Sean was in the year below me at school, but only three months younger. He was good-looking, popular, sporty, academic, but while many like him would be arrogant and downright annoying, he was kind, caring and never took himself too seriously. We got chatting when his year were allowed to join some of our A-level art classes, if they wished to do a bit of extra work.

I have to add here that at 17, I was an oddball – dressed a bit like a hippy-goth, floaty skirts, Doc Martin boots, but I never quite got it right and was always messing up in some way or other – tripping over in front of large audiences, misunderstanding questions I was asked, and in social situations, nervous, shy and awkward. So, I was worlds away from Sean in the school ‘street cred’ hierarchy.

Sean started by teasing me, but not in a cutting or hurtful way, more in a gentle, cheeky fashion. We then chatted a little in class until the teacher told us to shut up. He happened to live near me so we began sitting together on the bus home. I imagine now that this friendship attracted a degree of ribbing from his mates, but at the time, I just enjoyed chatting to someone who seemed so genuine, fun and exciting, compared to the usual misfits I hung out with.

The friendship continued after we left school. When I was home from uni in the holidays he’d ring and say “let’s go out for a drink” and within ten minutes, infuriatingly leaving me very little time to get ready, he’d have pulled up outside my house in his silver car. It was usually just the two of us, but sometimes one of his friends would come along.

I have lost count of the number of times I snuck lingering glances, when he wasn’t looking, of his slim athletic frame, his curly brown hair, green-blue eyes and perfect white teeth. He never tried to hold my hand or kiss me. There were a few playful nudges when we were having a laugh.

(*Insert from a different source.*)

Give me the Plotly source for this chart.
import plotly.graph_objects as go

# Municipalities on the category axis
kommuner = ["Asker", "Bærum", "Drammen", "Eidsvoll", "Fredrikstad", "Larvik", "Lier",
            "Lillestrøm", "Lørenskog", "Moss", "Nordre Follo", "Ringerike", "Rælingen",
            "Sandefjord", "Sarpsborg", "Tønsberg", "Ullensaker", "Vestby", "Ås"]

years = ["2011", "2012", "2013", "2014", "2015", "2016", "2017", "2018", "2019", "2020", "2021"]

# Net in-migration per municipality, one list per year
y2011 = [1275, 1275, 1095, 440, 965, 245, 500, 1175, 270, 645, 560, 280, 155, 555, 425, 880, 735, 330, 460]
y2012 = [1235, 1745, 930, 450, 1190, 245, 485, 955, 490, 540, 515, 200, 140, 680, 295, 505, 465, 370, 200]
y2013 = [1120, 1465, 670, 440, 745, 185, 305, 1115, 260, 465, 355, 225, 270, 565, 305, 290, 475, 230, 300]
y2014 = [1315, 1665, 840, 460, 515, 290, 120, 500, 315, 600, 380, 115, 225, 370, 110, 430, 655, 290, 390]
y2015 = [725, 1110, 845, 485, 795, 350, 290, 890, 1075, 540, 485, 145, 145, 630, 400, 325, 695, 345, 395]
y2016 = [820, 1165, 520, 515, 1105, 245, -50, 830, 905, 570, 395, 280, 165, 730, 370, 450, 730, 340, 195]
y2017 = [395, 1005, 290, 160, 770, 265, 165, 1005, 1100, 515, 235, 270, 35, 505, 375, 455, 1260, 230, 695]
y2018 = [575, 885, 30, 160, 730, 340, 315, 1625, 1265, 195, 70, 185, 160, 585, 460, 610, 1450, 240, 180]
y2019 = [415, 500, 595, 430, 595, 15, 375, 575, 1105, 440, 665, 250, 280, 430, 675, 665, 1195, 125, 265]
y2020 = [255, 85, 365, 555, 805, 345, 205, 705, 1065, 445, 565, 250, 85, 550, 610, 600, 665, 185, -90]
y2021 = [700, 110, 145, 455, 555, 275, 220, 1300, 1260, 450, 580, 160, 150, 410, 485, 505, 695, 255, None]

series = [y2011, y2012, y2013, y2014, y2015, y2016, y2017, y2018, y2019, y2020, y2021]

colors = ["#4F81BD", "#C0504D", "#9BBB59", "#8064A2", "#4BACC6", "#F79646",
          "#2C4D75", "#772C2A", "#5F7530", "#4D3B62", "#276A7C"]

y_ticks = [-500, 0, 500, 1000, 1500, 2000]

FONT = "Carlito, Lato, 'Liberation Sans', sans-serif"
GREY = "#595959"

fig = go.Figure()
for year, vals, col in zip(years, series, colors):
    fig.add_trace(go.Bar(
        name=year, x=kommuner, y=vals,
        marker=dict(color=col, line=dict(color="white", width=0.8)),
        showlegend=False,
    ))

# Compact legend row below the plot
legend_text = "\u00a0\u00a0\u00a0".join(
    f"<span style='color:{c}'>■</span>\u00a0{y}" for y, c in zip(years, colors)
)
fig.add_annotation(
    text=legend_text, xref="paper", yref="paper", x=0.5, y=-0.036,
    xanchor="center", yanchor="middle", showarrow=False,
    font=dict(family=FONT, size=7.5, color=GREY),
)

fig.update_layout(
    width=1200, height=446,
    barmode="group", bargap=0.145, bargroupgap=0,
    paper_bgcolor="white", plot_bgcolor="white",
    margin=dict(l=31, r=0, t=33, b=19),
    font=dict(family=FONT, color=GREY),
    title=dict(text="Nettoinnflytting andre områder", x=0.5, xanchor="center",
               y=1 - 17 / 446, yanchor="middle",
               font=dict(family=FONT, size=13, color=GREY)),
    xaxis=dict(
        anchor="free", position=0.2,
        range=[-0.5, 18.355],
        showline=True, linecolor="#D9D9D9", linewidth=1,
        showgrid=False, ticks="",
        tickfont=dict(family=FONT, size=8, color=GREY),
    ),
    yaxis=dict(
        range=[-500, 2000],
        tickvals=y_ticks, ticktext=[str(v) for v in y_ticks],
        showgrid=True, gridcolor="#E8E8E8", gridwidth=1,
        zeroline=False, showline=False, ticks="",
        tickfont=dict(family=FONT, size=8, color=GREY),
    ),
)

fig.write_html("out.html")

The most that happened – and it has lingered in my mind for over 20 years – was a night when we trudged back to his house in the snow one Christmas, with one of his friends. It was freezing cold but I had no gloves. He noticed me shivering and rubbing my hands together. “Here, put your hand in my pocket to warm it up.” I slipped my hand into his jacket and his hand went in too, next to mine, but we didn’t even hold hands, just had our hands sitting there in this inadequate space, awkwardly next to each other. I still don’t know whether I should have held his hand or not. I was too scared to make any move that would destroy our friendship and result in not seeing him at all, but he never suggested anything else happened, either. It was the great unspoken moment in our non-relationship.

As the years passed, boyfriends came and went, and I’m sure he had girlfriends but he never mentioned them to me, and I never told him about the men in my life. I moved into a flat, he got a house and the last time we had a proper conversation was when he came to see me just after I moved in – I didn’t even have a phone number for him; he had tried to contact me via my parents’ number.

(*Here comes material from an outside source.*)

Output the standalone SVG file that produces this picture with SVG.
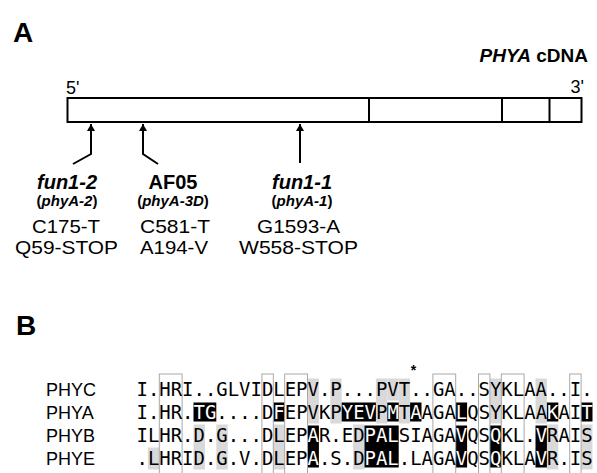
<svg xmlns="http://www.w3.org/2000/svg" width="597" height="473" viewBox="0 0 597 473">
<defs>
<marker id="ah" markerUnits="userSpaceOnUse" markerWidth="8" markerHeight="8" refX="7" refY="4" orient="auto"><path d="M0,0 L7,4 L0,8 z" fill="#000"/></marker>
</defs>
<style>
.sans{font-family:"Liberation Sans",Arial,sans-serif}
.hd{font-family:"Liberation Sans",Arial,sans-serif;font-weight:bold;font-size:28px}
.lb{font-family:"Liberation Sans",Arial,sans-serif;font-size:20px;text-anchor:middle}
.mu{font-family:"Liberation Sans",Arial,sans-serif;font-size:18.5px}
.bi{font-weight:bold;font-style:italic}
.sm{font-size:15px;font-weight:bold}
.seq{font-family:"DejaVu Sans Mono",monospace;font-size:18.95px}
.nm{font-family:"Liberation Sans",Arial,sans-serif;font-size:18px}
.w{fill:#fff}
.g{fill:#d9d9d9}
.k{fill:#000}
.ob{fill:none;stroke:#a8a8a8;stroke-width:1}
.ln{fill:none;stroke:#000;stroke-width:2}
</style>
<rect width="597" height="473" fill="#fff"/>

<!-- Panel A -->
<text class="hd" x="13" y="42">A</text>
<text class="sans" x="588" y="62" font-size="19" font-weight="bold" text-anchor="end"><tspan font-style="italic">PHYA</tspan> cDNA</text>

<g id="cdna-box">
<rect x="67.5" y="98" width="514" height="24" fill="#fff" stroke="#000" stroke-width="2"/>
<line x1="369" y1="98" x2="369" y2="122" stroke="#000" stroke-width="2"/>
<line x1="502" y1="98" x2="502" y2="122" stroke="#000" stroke-width="2"/>
<line x1="549.5" y1="98" x2="549.5" y2="122" stroke="#000" stroke-width="2"/>
<text class="sans" x="66" y="94" font-size="18">5'</text>
<text class="sans" x="584" y="93" font-size="18" text-anchor="end">3'</text>
</g>

<g id="connectors">
<polyline class="ln" points="73,164 91,154 91,124" marker-end="url(#ah)"/>
<polyline class="ln" points="158,164 143,154 143,124" marker-end="url(#ah)"/>
<polyline class="ln" points="300,163 300,124" marker-end="url(#ah)"/>
</g>

<g id="label-fun1-2">
<text class="lb bi" x="67" y="189">fun1-2</text>
<text class="lb sm" x="67" y="206">(<tspan font-style="italic">phyA-2</tspan>)</text>
<text class="mu" x="32" y="233" textLength="68" lengthAdjust="spacingAndGlyphs">C175-T</text>
<text class="mu" x="15" y="254" textLength="103" lengthAdjust="spacingAndGlyphs">Q59-STOP</text>
</g>
<g id="label-af05">
<text class="lb" x="173" y="189" font-weight="bold">AF05</text>
<text class="lb sm" x="173" y="206">(<tspan font-style="italic">phyA-3D</tspan>)</text>
<text class="mu" x="140" y="233" textLength="70" lengthAdjust="spacingAndGlyphs">C581-T</text>
<text class="mu" x="140" y="254" textLength="68" lengthAdjust="spacingAndGlyphs">A194-V</text>
</g>
<g id="label-fun1-1">
<text class="lb bi" x="302" y="189">fun1-1</text>
<text class="lb sm" x="302" y="206">(<tspan font-style="italic">phyA-1</tspan>)</text>
<text class="mu" x="257" y="233" textLength="83" lengthAdjust="spacingAndGlyphs">G1593-A</text>
<text class="mu" x="239" y="254" textLength="119" lengthAdjust="spacingAndGlyphs">W558-STOP</text>
</g>

<!-- Panel B -->
<text class="hd" x="16" y="335">B</text>

<g id="alignment">
<g class="g">
<rect x="147.9" y="447.5" width="11.4" height="22"/>
<rect x="193.5" y="424.5" width="11.4" height="45"/>
<rect x="216.3" y="424.5" width="11.4" height="45"/>
<rect x="273.3" y="424.5" width="11.4" height="45"/>
<rect x="307.5" y="378.5" width="11.4" height="45"/>
<rect x="330.3" y="378.5" width="11.4" height="45"/>
<rect x="353.1" y="424.5" width="11.4" height="45"/>
<rect x="375.9" y="378.5" width="11.4" height="45"/>
<rect x="387.3" y="378.5" width="11.4" height="22"/>
<rect x="398.7" y="378.5" width="11.4" height="45"/>
<rect x="489.9" y="378.5" width="11.4" height="45"/>
<rect x="535.5" y="378.5" width="11.4" height="45"/>
<rect x="546.9" y="424.5" width="11.4" height="45"/>
<rect x="581.1" y="424.5" width="11.4" height="45"/>
</g>
<g class="k">
<rect x="193.5" y="402.5" width="22.8" height="19"/>
<rect x="273.3" y="402.5" width="11.4" height="19"/>
<rect x="341.7" y="402.5" width="34.2" height="19"/>
<rect x="387.3" y="402.5" width="11.4" height="19"/>
<rect x="410.1" y="402.5" width="11.4" height="19"/>
<rect x="455.7" y="402.5" width="11.4" height="19"/>
<rect x="546.9" y="402.5" width="11.4" height="19"/>
<rect x="581.1" y="402.5" width="11.4" height="19"/>
<rect x="307.5" y="425.5" width="11.4" height="42"/>
<rect x="364.5" y="425.5" width="34.2" height="42"/>
<rect x="455.7" y="425.5" width="11.4" height="42"/>
<rect x="489.9" y="425.5" width="11.4" height="42"/>
<rect x="535.5" y="425.5" width="11.4" height="42"/>
</g>
<g class="ob">
<rect x="159.3" y="374" width="22.8" height="110"/>
<rect x="261.9" y="374" width="11.4" height="110"/>
<rect x="284.7" y="374" width="22.8" height="110"/>
<rect x="432.9" y="374" width="22.8" height="110"/>
<rect x="478.5" y="374" width="11.4" height="110"/>
<rect x="501.3" y="374" width="22.8" height="110"/>
<rect x="569.7" y="374" width="11.4" height="110"/>
</g>
<text class="sans" x="413.5" y="375" font-size="14" font-weight="bold" text-anchor="middle">*</text>

<g id="row-phyc">
<text class="nm" x="46" y="396">PHYC</text>
<text class="seq" x="136.5" y="395.5">I.HRI..GLVIDLEPV.P...PVT..GA..SYKLAA..I.</text>
</g>
<g id="row-phya">
<text class="nm" x="46" y="419">PHYA</text>
<text class="seq" x="136.5" y="418.5">I.HR.<tspan class="w">TG</tspan>....D<tspan class="w">F</tspan>EPVKP<tspan class="w">YEV</tspan>P<tspan class="w">M</tspan>T<tspan class="w">A</tspan>AGA<tspan class="w">L</tspan>QSYKLAA<tspan class="w">K</tspan>AI<tspan class="w">T</tspan></text>
</g>
<g id="row-phyb">
<text class="nm" x="46" y="442">PHYB</text>
<text class="seq" x="136.5" y="441.5">ILHR.D.G...DLEP<tspan class="w">A</tspan>R.ED<tspan class="w">PAL</tspan>SIAGA<tspan class="w">V</tspan>QS<tspan class="w">Q</tspan>KL.<tspan class="w">V</tspan>RAIS</text>
</g>
<g id="row-phye">
<text class="nm" x="46" y="465">PHYE</text>
<text class="seq" x="136.5" y="464.5">.LHRID.G.V.DLEP<tspan class="w">A</tspan>.S.D<tspan class="w">PAL</tspan>.LAGA<tspan class="w">V</tspan>QS<tspan class="w">Q</tspan>KLA<tspan class="w">V</tspan>R.IS</text>
</g>
</g>
</svg>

For some reason there was a little awkwardness between us and we were both less relaxed than before. The conversation was stilted. I somehow felt a little embarrassed. We went out for a drink, which was also more tense than usual, then went our separate ways, not arranging to meet again. With hindsight, this was probably the moment when the drapes were fully drawn on any way out of the ‘friendship zone’. We were utterly stuck in our little ruts with no way up the slippery walls.

We had fleeting contact a few years ago via a social media site – but it was mostly a ‘hi, how are you and congratulations for being married and having kids’ conversation, which went nowhere and he clearly had no intention of taking it further. I wanted to scream: “WELL, ACTUALLY, MY MARRIAGE IS PRETTY MUCH FINISHED, SO ARE YOU SINGLE AND DID YOU EVER FANCY ME? DID I MISS THE VITAL SIGNS AND IF SO, LET’S START SOMETHING NOW BEFORE IT’S TOO LATE!”

Probably best I didn’t – the pain of rejection after all these years of an unanswered question would be like an extremely hard kick in the stomach with steel toe-capped boots. And why would I be so arrogant as to assume that the popular, funny, good-looking guy from school wouldn’t have settled down with a stunning, intelligent, faultless superwoman?

Maybe the ‘zone’ is the safest place to be.